HP Goes Quad Core With New Servers
HP launched nine quad-core servers, including pedestal, rack-mount and blade models. The Palo Alto, Calif.-based company said the new products promise up to a 50 percent performance gain compared with servers based on Intel's dual-core processors.
The new servers include three pedestal, three rack-mount, and three blade units, said Christina Tiner, group manager for HP's industry-standard server product marketing. All of the servers come with one processor and at least 1 Gbyte of memory but have no hard drive in their base configurations, Tiner said. The servers also have a socket for a second processor.
Servers with a 1,066MHz front-side bus began shipping on Tuesday, and 1,333MHz versions are expected to become available in January, Tiner said.
List prices for the new quad-core pedestal servers start at $2,039. The rack-mount models start at $2,239 and blades at $2,629.
Market traction for quad-core systems may take some time, according to solution providers. Dhruv Gulati, executive vice president of Lilien Systems, Larkspur, Calif., said customer demand for quad-core servers has yet to materialize but will come as those systems prove their value.
"We don't have customers demanding the [quad-core] servers yet," Gulati said. "But the servers will fill the gap as customers adopt new, more powerful applications. If they can lower their TCO [total cost of ownership] vs. dual-core, they will vote with their pocketbooks."
A big part of that cost benefit depends on software licensing and how it is calculated, based on the number of cores in a single processor chip, Gulati added. For example, he said, Oracle charges the full license price for a single-core processor and 50 percent on each core in a multicore processor.

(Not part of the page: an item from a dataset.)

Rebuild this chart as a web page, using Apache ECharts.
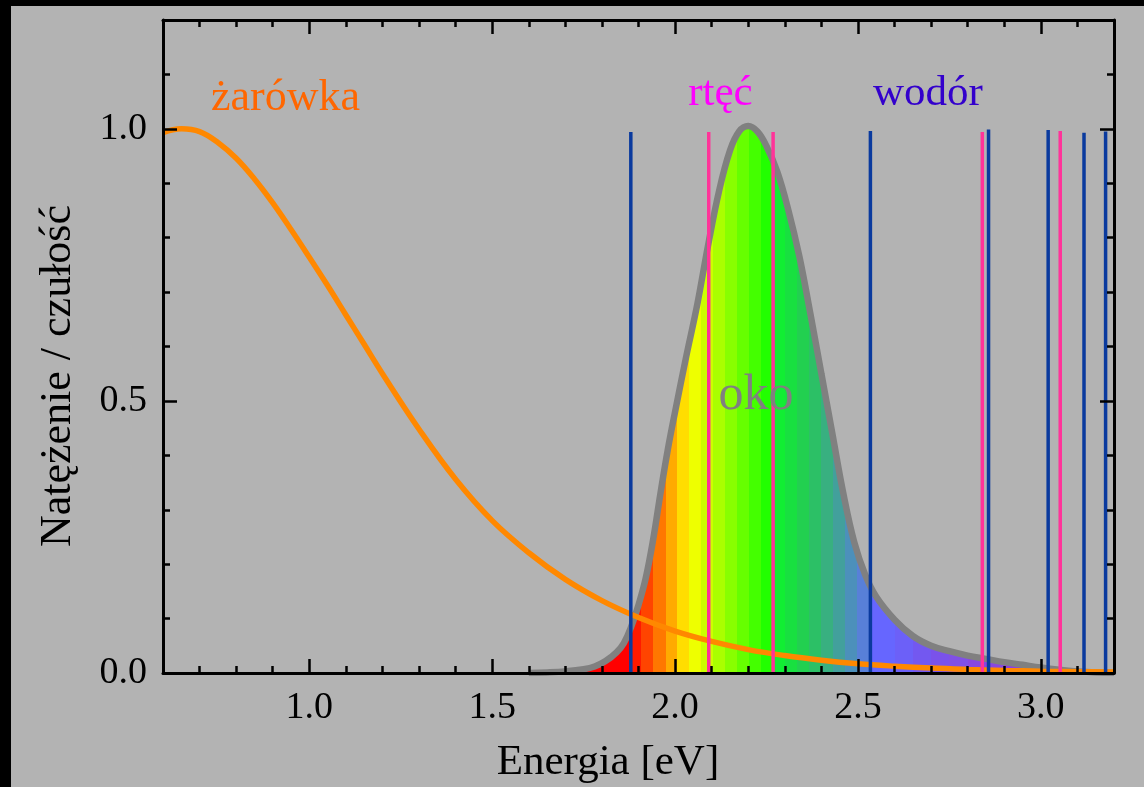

That results in the same licensing costs for a single-core and a dual-core processor and double the licensing cost in a quad-core processor, he said.
HP rivals IBM and Dell took the wraps off new quad-core servers last week. IBM introduced four Xeon 5300 quad-core servers in its System x series, as well as a quad-core server blade. Dell, meanwhile, added six new Xeon 5300 servers and blade servers to its product lineup.
In addition to the quad-core servers, HP on Tuesday unveiled a Xeon 3000 dual-core ProLiant server targeted at scale-out applications for data-rich environments such as e-mail service providers and Hollywood production companies, Tiner said. The new ProLiant DL320s include one processor and room for up to 12 SATA hard drives, for a maximum per-server storage capacity of 9 Tbytes, she said.
Tiner didn't speculate on whether Intel's Xeon 5300 or AMD's upcoming quad-core processor would have the highest performance. "We expect similar performance when AMD comes out with its quad-core processors next year," she said. "[Intel and AMD] will leapfrog each other over the next few years. I can't tell which will be the fastest."
Also on Tuesday, SGI unveiled the Altix XE1300, a clustering solution based on the quad-core Xeon 5300 processors.
The Altix XE1300 solution includes Altix XE310 compute nodes, which are new servers that can be configured with up to four quad-core Xeon 5300 processors, for a maximum of 16 cores in a 1U rack-mount space. They are based on a four-socket motherboard -- designed by SGI, Intel and Supermicro Computer -- and come with the SGI Altix XE cluster software solution stack of cluster management and development tools. The cluster also includes the Altix XE240 server head, with one or two dual-core or quad-core processors.
The server head and compute nodes, which include InfiniBand connectivity, are expected to ship early next year, according to SGI.